Bonde do Maluco (BDM; English: Tram of the Crazy) is a Brazilian criminal organization originating from the Brazilian state of Bahia and specializing in drug trafficking, robberies, kidnappings, and murders. The faction originated through a movement by its leader Alexandre (Xandeco), who took over several locations in Salvador and surrounding areas.

==History==
The criminal faction was founded in 2015, in Pavilion V of the Mata Escura Penitentiary Complex, in Salvador. The group was born as an offshoot of a defunct criminal faction known as Caveira (Skull), which had as its leader the bank robber José Francisco Lumes ("Zé de Lessa"), killed in a confrontation with military police officers from the Special Operations Battalion of the Military Police of Mato Grosso do Sul, in 2019. In addition to Zé de Lessa, the criminal Ednaldo Freire Ferreira (Dadá) is also considered one of the founders of Bonde do Maluco.

The gang is currently the largest criminal organization in Bahia, controlling some areas in Salvador and the Metropolitan Region, as well as the North-Central region of Bahia, the Sertão region of Bahia, and the Chapada Diamantina region. In 2017, just two years after its founding, the Bonde do Maluco already controlled 10 neighborhoods in Salvador and expanded its operations to the states of Sergipe, Goiás, and Alagoas. It is estimated that the Bonde do Maluco has 15,000 members in Bahia.

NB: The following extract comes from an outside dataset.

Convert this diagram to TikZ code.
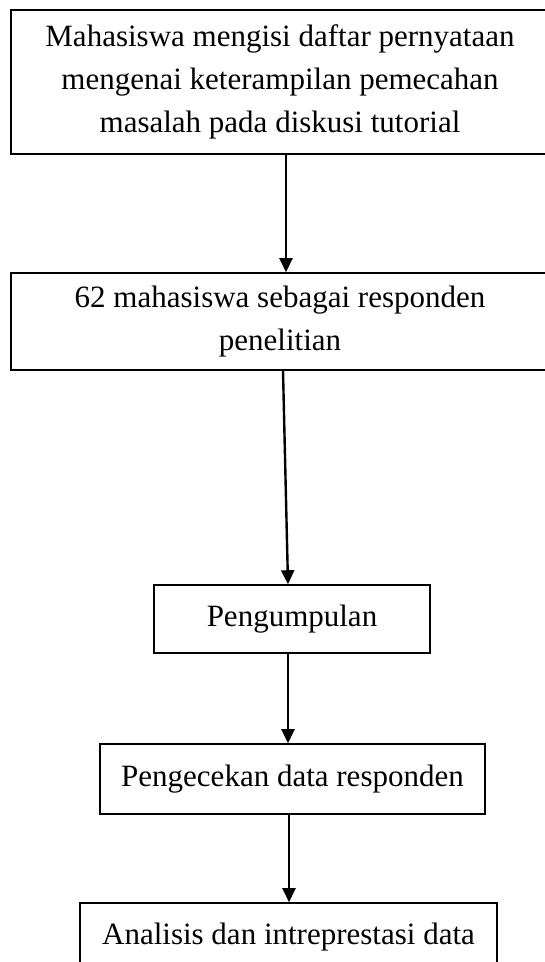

The criminal group is allied with the Primeiro Comando da Capital (PCC). Its rivals include the Comando Vermelho (CV) and Katiara within the Bahian capital, and in the interior of the state, it is said to have allies of the Rio de Janeiro gang, such as the Primeiro Comando de Eunápolis.

In order to demarcate power, one of the symbols of Bonde do Maluco is the inscription of the organization's acronym (BDM) or the phrase "Tudo 3" ("All 3") on the walls of houses, businesses, sidewalks and public facilities.